### Records for this exercise ###
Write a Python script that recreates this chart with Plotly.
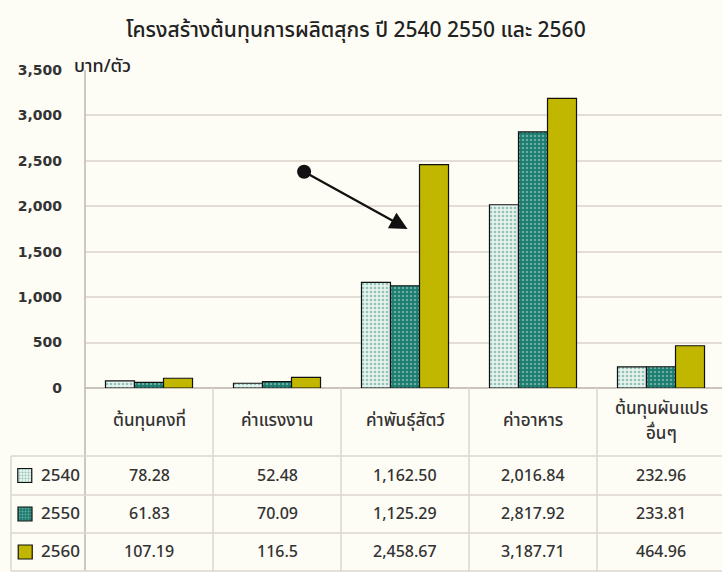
import plotly.graph_objects as go

# ---------------- data ----------------
categories = ["ต้นทุนคงที่", "ค่าแรงงาน", "ค่าพันธุ์สัตว์", "ค่าอาหาร", "ต้นทุนผันแปร<br>อื่นๆ"]
years = ["2540", "2550", "2560"]
v2540 = [78.28, 52.48, 1162.50, 2016.84, 232.96]
v2550 = [61.83, 70.09, 1125.29, 2817.92, 233.81]
v2560 = [107.19, 116.5, 2458.67, 3187.71, 464.96]
labels2540 = ["78.28", "52.48", "1,162.50", "2,016.84", "232.96"]
labels2550 = ["61.83", "70.09", "1,125.29", "2,817.92", "233.81"]
labels2560 = ["107.19", "116.5", "2,458.67", "3,187.71", "464.96"]
y_ticks = [0, 500, 1000, 1500, 2000, 2500, 3000, 3500]
title = "โครงสร้างต้นทุนการผลิตสุกร ปี 2540 2550 และ 2560"
unit = "บาท/ตัว"

# ---------------- style / layout ----------------
W, H = 722, 572
BG = "#fdfcf5"
GRID = "#e3ddd6"
BORDER = "#dcd6cf"
TXT = "#333333"
FONT = "Noto Sans Thai, Noto Sans Thai UI, Loma, Garuda, Sarabun, Noto Sans, sans-serif"

plot_left, plot_right = 85, 722
plot_top, plot_bottom = 70, 388
col_w = 128.0
table_left = 11
row_lines = [456, 495, 533, 571]
header_line_gap = 25

series = [
    dict(name=years[0], vals=v2540, labels=labels2540,
         pattern=dict(shape=".", bgcolor="#e6f2ec", fgcolor="#3f9484", size=4, solidity=0.35)),
    dict(name=years[1], vals=v2550, labels=labels2550,
         pattern=dict(shape=".", bgcolor="#1b7b6f", fgcolor="#b9ddd3", size=4, solidity=0.3)),
    dict(name=years[2], vals=v2560, labels=labels2560,
         pattern=None, color="#c2b700"),
]

def px_x(px):
    return px / W

def px_y(py):
    return 1 - py / H

x_idx = list(range(len(categories)))
xr_max = -0.5 + (plot_right - plot_left) / col_w

fig = go.Figure()

for s in series:
    marker = dict(line=dict(color="#111111", width=1.2))
    if s["pattern"]:
        marker["color"] = s["pattern"]["bgcolor"]
        marker["pattern"] = s["pattern"]
    else:
        marker["color"] = s["color"]
    fig.add_trace(go.Bar(x=x_idx, y=s["vals"], name=s["name"], marker=marker,
                         showlegend=False, hoverinfo="skip"))

shapes = []
annotations = []

def text_at(xp, yp, txt, size, color=TXT, xanchor="center", family=FONT, weight=None):
    f = dict(family=family, size=size, color=color)
    if weight:
        f["weight"] = weight
    annotations.append(dict(x=px_x(xp), y=px_y(yp), xref="paper", yref="paper", text=txt,
                            showarrow=False, xanchor=xanchor, yanchor="middle", font=f))

shapes.append(dict(type="line", xref="paper", yref="paper",
                   x0=px_x(plot_left), x1=px_x(plot_left), y0=px_y(plot_top), y1=px_y(row_lines[-1]),
                   line=dict(color="#bdb7b0", width=1.5)))
for i in range(1, len(categories)):
    xp = plot_left + i * col_w
    shapes.append(dict(type="line", xref="paper", yref="paper",
                       x0=px_x(xp), x1=px_x(xp), y0=px_y(plot_bottom), y1=px_y(row_lines[-1]),
                       line=dict(color=BORDER, width=1.5)))
shapes.append(dict(type="line", xref="paper", yref="paper",
                   x0=px_x(table_left), x1=px_x(table_left), y0=px_y(row_lines[0]), y1=px_y(row_lines[-1]),
                   line=dict(color=BORDER, width=1.5)))
for ry in row_lines:
    shapes.append(dict(type="line", xref="paper", yref="paper",
                       x0=px_x(table_left), x1=1, y0=px_y(ry), y1=px_y(ry),
                       line=dict(color=BORDER, width=1.5)))

header_mid = (plot_bottom + row_lines[0]) / 2 - 1
for i, c in enumerate(categories):
    xc = plot_left + (i + 0.5) * col_w
    lines = c.split("<br>")
    n = len(lines)
    for k, ln in enumerate(lines):
        yk = header_mid + (k - (n - 1) / 2) * header_line_gap
        text_at(xc, yk, ln, 17, weight=500)

for r, s in enumerate(series):
    yc = (row_lines[r] + row_lines[r + 1]) / 2
    text_at(39, yc, s["name"], 17, xanchor="left", weight=500)
    for i, lab in enumerate(s["labels"]):
        xc = plot_left + (i + 0.5) * col_w
        text_at(xc, yc, lab, 16, weight=500)
    marker = dict(line=dict(color="#111111", width=1.2))
    if s["pattern"]:
        p = dict(s["pattern"]); p["size"] = 3
        marker["color"] = p["bgcolor"]; marker["pattern"] = p
    else:
        marker["color"] = s["color"]
    fig.add_trace(go.Bar(x=[25], y=[14], base=[yc - 7], width=[14], marker=marker,
                         xaxis="x2", yaxis="y2", showlegend=False, hoverinfo="skip"))

text_at(356, 30, title, 21, color="#222222", weight=500)
text_at(72, 66, unit, 18, color="#222222", xanchor="left", weight=500)

annotations.append(dict(x=2.02, y=1750, ax=1.2, ay=2390, xref="x", yref="y",
                        axref="x", ayref="y", text="", showarrow=True,
                        arrowhead=2, arrowsize=1.6, arrowwidth=2.2, arrowcolor="#111111",
                        arrowside="end+start", startarrowhead=6, startarrowsize=1.6))

fig.update_layout(
    width=W, height=H, autosize=False,
    margin=dict(l=0, r=0, t=0, b=0, pad=0, autoexpand=False),
    paper_bgcolor=BG, plot_bgcolor="rgba(0,0,0,0)",
    barmode="group", bargap=0.32, bargroupgap=0,
    shapes=shapes, annotations=annotations,
    xaxis=dict(domain=[px_x(plot_left), px_x(plot_right)], range=[-0.5, xr_max],
               showticklabels=False, showgrid=False, zeroline=False, ticks="",
               showline=False, automargin=False, fixedrange=True),
    yaxis=dict(domain=[px_y(plot_bottom), px_y(plot_top)], range=[0, 3500],
               tickvals=y_ticks, tickformat=",", showgrid=True, gridcolor=GRID, gridwidth=1.5,
               zeroline=True, zerolinecolor="#c9c3bc", zerolinewidth=1.5, automargin=False,
               showline=False, ticks="", ticklabelstandoff=22, fixedrange=True,
               tickfont=dict(family="DejaVu Sans, sans-serif", size=14,
                             color="#333333", weight="bold")),
    xaxis2=dict(domain=[0, 1], range=[0, W], visible=False, anchor="y2", fixedrange=True),
    yaxis2=dict(domain=[0, 1], range=[H, 0], visible=False, anchor="x2", fixedrange=True),
)

fig.write_html("out.html", config={"displayModeBar": False},
               post_script="document.body.style.margin='0';document.body.style.background='%s';" % BG)
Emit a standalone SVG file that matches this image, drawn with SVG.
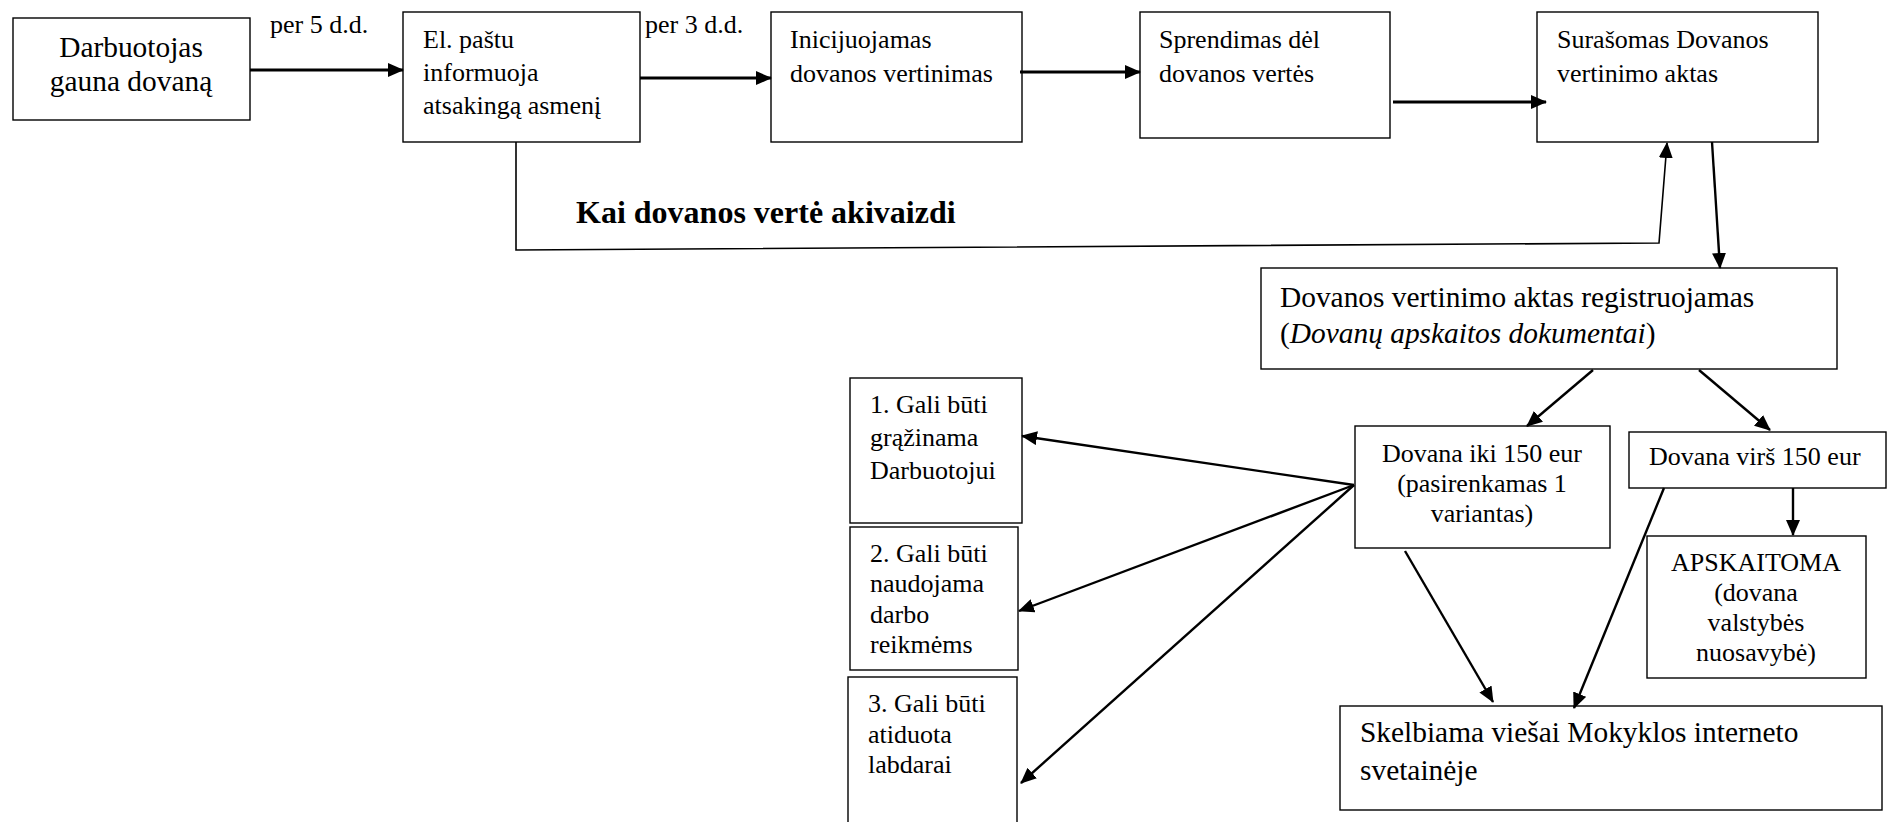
<svg xmlns="http://www.w3.org/2000/svg" width="1888" height="822" viewBox="0 0 1888 822">
<style>
  .box{fill:#fff;stroke:#000;stroke-width:1.4}
  text{font-family:"Liberation Serif","Times New Roman",serif;fill:#000}
  .s{font-size:26px}
  .l{font-size:29.4px}
  .b{font-size:32px;font-weight:bold}
  .c{text-anchor:middle}
  .a3{stroke:#000;stroke-width:3;fill:none}
  .a2{stroke:#000;stroke-width:2.4;fill:none}
  .a1{stroke:#000;stroke-width:1.6;fill:none}
</style>
<defs>
  <marker id="ah" markerUnits="userSpaceOnUse" markerWidth="16" markerHeight="14" refX="15" refY="7" orient="auto">
    <path d="M0,0 L16,7 L0,14 z" fill="#000"/>
  </marker>
</defs>
<rect width="1888" height="822" fill="#fff"/>

<g id="n1"><rect class="box" x="13" y="18" width="237" height="102"/>
<text class="l c" x="131" y="57">Darbuotojas</text><text class="l c" x="131" y="91">gauna dovaną</text></g>

<g id="n2"><rect class="box" x="403" y="12" width="237" height="130"/>
<text class="s" x="423" y="48">El. paštu</text><text class="s" x="423" y="81">informuoja</text><text class="s" x="423" y="114">atsakingą asmenį</text></g>

<g id="n3"><rect class="box" x="771" y="12" width="251" height="130"/>
<text class="s" x="790" y="48">Inicijuojamas</text><text class="s" x="790" y="82">dovanos vertinimas</text></g>

<g id="n4"><rect class="box" x="1140" y="12" width="250" height="126"/>
<text class="s" x="1159" y="48">Sprendimas dėl</text><text class="s" x="1159" y="82">dovanos vertės</text></g>

<g id="n5"><rect class="box" x="1537" y="12" width="281" height="130"/>
<text class="s" x="1557" y="48">Surašomas Dovanos</text><text class="s" x="1557" y="82">vertinimo aktas</text></g>

<g id="n6"><rect class="box" x="1261" y="268" width="576" height="101"/>
<text class="l" x="1280" y="307">Dovanos vertinimo aktas registruojamas</text>
<text class="l" x="1280" y="343">(<tspan font-style="italic">Dovanų apskaitos dokumentai</tspan>)</text></g>

<g id="n7"><rect class="box" x="1355" y="426" width="255" height="122"/>
<text class="s c" x="1482" y="462">Dovana iki 150 eur</text><text class="s c" x="1482" y="492">(pasirenkamas 1</text><text class="s c" x="1482" y="522">variantas)</text></g>

<g id="n8"><rect class="box" x="1629" y="432" width="257" height="56"/>
<text class="s" x="1649" y="465">Dovana virš 150 eur</text></g>

<g id="n9"><rect class="box" x="1647" y="536" width="219" height="142"/>
<text class="s c" x="1756" y="571">APSKAITOMA</text><text class="s c" x="1756" y="601">(dovana</text><text class="s c" x="1756" y="631">valstybės</text><text class="s c" x="1756" y="661">nuosavybė)</text></g>

<g id="n10"><rect class="box" x="1340" y="706" width="542" height="104"/>
<text class="l" x="1360" y="742">Skelbiama viešai Mokyklos interneto</text><text class="l" x="1360" y="780">svetainėje</text></g>

<g id="n11"><rect class="box" x="850" y="378" width="172" height="145"/>
<text class="s" x="870" y="413">1. Gali būti</text><text class="s" x="870" y="446">grąžinama</text><text class="s" x="870" y="479">Darbuotojui</text></g>

<g id="n12"><rect class="box" x="850" y="527" width="168" height="143"/>
<text class="s" x="870" y="562">2. Gali būti</text><text class="s" x="870" y="592">naudojama</text><text class="s" x="870" y="623">darbo</text><text class="s" x="870" y="653">reikmėms</text></g>

<g id="n13"><rect class="box" x="848" y="677" width="169" height="170"/>
<text class="s" x="868" y="712">3. Gali būti</text><text class="s" x="868" y="743">atiduota</text><text class="s" x="868" y="773">labdarai</text></g>

<g id="labels">
<text class="s" x="270" y="33">per 5 d.d.</text>
<text class="s" x="645" y="33">per 3 d.d.</text>
<text class="b" x="576" y="223">Kai dovanos vertė akivaizdi</text>
</g>

<g id="connectors">
<line class="a3" x1="250" y1="70" x2="403" y2="70" marker-end="url(#ah)"/>
<line class="a3" x1="640" y1="78" x2="771" y2="78" marker-end="url(#ah)"/>
<line class="a3" x1="1020" y1="72" x2="1140" y2="72" marker-end="url(#ah)"/>
<line class="a3" x1="1393" y1="102" x2="1546" y2="102" marker-end="url(#ah)"/>
<polyline class="a1" points="516,142 516,250 1659,243 1667,143" marker-end="url(#ah)"/>
<line class="a2" x1="1712" y1="142" x2="1720" y2="268" marker-end="url(#ah)"/>
<line class="a2" x1="1593" y1="370" x2="1527" y2="426" marker-end="url(#ah)"/>
<line class="a2" x1="1699" y1="370" x2="1770" y2="430" marker-end="url(#ah)"/>
<line class="a2" x1="1793" y1="488" x2="1793" y2="535" marker-end="url(#ah)"/>
<line class="a2" x1="1354" y1="485" x2="1022" y2="436" marker-end="url(#ah)"/>
<line class="a2" x1="1354" y1="485" x2="1019" y2="611" marker-end="url(#ah)"/>
<line class="a2" x1="1354" y1="485" x2="1021" y2="783" marker-end="url(#ah)"/>
<line class="a2" x1="1405" y1="551" x2="1493" y2="702" marker-end="url(#ah)"/>
<line class="a2" x1="1664" y1="488" x2="1574" y2="708" marker-end="url(#ah)"/>
</g>
</svg>
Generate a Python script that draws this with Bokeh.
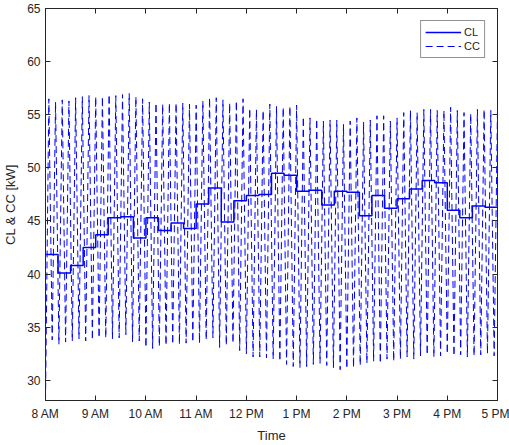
###
Return, unchanged, the lines from the first line of the material through the line that holds "import plotly.graph_objects as go", inclusive, omitting pictures.

Write a Python script that recreates this chart with Plotly.
import plotly.graph_objects as go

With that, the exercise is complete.